- RECORDED INFORMATION
===============

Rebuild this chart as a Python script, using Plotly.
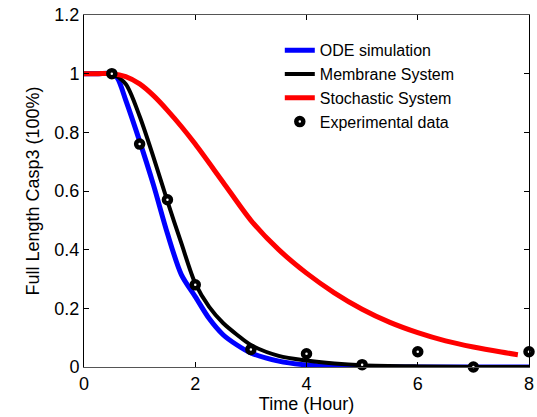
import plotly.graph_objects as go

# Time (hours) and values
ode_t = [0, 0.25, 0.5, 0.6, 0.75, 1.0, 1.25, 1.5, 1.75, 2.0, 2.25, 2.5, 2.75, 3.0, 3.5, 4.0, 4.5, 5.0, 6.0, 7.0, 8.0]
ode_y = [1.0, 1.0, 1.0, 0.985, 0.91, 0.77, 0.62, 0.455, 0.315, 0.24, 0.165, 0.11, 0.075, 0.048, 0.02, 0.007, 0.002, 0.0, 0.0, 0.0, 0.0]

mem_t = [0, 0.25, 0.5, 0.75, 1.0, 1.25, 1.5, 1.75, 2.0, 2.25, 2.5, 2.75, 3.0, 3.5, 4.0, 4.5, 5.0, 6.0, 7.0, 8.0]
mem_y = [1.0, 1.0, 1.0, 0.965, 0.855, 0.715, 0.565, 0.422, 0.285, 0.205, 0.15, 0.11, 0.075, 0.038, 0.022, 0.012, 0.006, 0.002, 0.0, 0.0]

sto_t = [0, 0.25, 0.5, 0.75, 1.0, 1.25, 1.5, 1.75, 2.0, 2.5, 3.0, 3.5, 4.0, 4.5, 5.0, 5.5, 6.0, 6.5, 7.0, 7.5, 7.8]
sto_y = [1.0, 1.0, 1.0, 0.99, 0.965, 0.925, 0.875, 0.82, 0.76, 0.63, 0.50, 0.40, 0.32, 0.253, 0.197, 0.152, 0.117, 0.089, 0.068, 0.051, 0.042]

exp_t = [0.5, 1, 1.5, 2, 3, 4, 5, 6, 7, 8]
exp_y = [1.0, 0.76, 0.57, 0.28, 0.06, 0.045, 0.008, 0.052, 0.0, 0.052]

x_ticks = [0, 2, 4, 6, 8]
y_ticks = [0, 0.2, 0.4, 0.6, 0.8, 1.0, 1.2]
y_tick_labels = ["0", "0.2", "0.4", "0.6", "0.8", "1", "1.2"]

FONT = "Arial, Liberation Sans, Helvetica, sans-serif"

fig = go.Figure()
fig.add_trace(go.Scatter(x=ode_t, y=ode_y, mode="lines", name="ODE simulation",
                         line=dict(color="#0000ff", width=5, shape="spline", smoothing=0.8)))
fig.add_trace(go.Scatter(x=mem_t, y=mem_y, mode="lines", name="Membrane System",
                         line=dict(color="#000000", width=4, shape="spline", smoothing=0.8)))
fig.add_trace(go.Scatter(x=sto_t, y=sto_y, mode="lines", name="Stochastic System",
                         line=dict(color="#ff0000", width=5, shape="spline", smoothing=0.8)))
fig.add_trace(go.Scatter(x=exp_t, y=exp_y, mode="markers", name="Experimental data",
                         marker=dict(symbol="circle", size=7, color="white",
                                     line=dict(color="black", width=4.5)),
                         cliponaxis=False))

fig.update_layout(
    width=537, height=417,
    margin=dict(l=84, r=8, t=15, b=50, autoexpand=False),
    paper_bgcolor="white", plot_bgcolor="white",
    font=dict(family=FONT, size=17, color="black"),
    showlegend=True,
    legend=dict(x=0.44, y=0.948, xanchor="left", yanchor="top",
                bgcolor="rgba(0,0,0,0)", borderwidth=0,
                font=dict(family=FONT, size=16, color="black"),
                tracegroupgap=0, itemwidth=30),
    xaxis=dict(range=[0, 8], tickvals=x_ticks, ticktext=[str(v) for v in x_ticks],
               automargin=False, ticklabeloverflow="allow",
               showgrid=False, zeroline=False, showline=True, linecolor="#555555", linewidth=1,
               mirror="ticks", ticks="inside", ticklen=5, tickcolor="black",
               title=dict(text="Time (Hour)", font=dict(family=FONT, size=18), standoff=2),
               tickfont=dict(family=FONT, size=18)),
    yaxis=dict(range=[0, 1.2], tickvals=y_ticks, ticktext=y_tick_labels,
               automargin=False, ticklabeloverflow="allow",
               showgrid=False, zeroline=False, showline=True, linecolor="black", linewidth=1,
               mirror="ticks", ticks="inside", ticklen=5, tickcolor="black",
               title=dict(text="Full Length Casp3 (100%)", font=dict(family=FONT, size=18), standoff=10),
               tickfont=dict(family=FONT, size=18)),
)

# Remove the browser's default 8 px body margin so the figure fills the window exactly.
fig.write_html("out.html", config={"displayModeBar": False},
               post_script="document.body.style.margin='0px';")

===============

- CHALLENGE
Repeat exactly and only the lines from the start of the data above through the line that holds "0.052, 0.0, 0.052]", inclusive. Pictures do not belong in the copy.

- RESULT
Rebuild this chart as a Python script, using Plotly.
import plotly.graph_objects as go

# Time (hours) and values
ode_t = [0, 0.25, 0.5, 0.6, 0.75, 1.0, 1.25, 1.5, 1.75, 2.0, 2.25, 2.5, 2.75, 3.0, 3.5, 4.0, 4.5, 5.0, 6.0, 7.0, 8.0]
ode_y = [1.0, 1.0, 1.0, 0.985, 0.91, 0.77, 0.62, 0.455, 0.315, 0.24, 0.165, 0.11, 0.075, 0.048, 0.02, 0.007, 0.002, 0.0, 0.0, 0.0, 0.0]

mem_t = [0, 0.25, 0.5, 0.75, 1.0, 1.25, 1.5, 1.75, 2.0, 2.25, 2.5, 2.75, 3.0, 3.5, 4.0, 4.5, 5.0, 6.0, 7.0, 8.0]
mem_y = [1.0, 1.0, 1.0, 0.965, 0.855, 0.715, 0.565, 0.422, 0.285, 0.205, 0.15, 0.11, 0.075, 0.038, 0.022, 0.012, 0.006, 0.002, 0.0, 0.0]

sto_t = [0, 0.25, 0.5, 0.75, 1.0, 1.25, 1.5, 1.75, 2.0, 2.5, 3.0, 3.5, 4.0, 4.5, 5.0, 5.5, 6.0, 6.5, 7.0, 7.5, 7.8]
sto_y = [1.0, 1.0, 1.0, 0.99, 0.965, 0.925, 0.875, 0.82, 0.76, 0.63, 0.50, 0.40, 0.32, 0.253, 0.197, 0.152, 0.117, 0.089, 0.068, 0.051, 0.042]

exp_t = [0.5, 1, 1.5, 2, 3, 4, 5, 6, 7, 8]
exp_y = [1.0, 0.76, 0.57, 0.28, 0.06, 0.045, 0.008, 0.052, 0.0, 0.052]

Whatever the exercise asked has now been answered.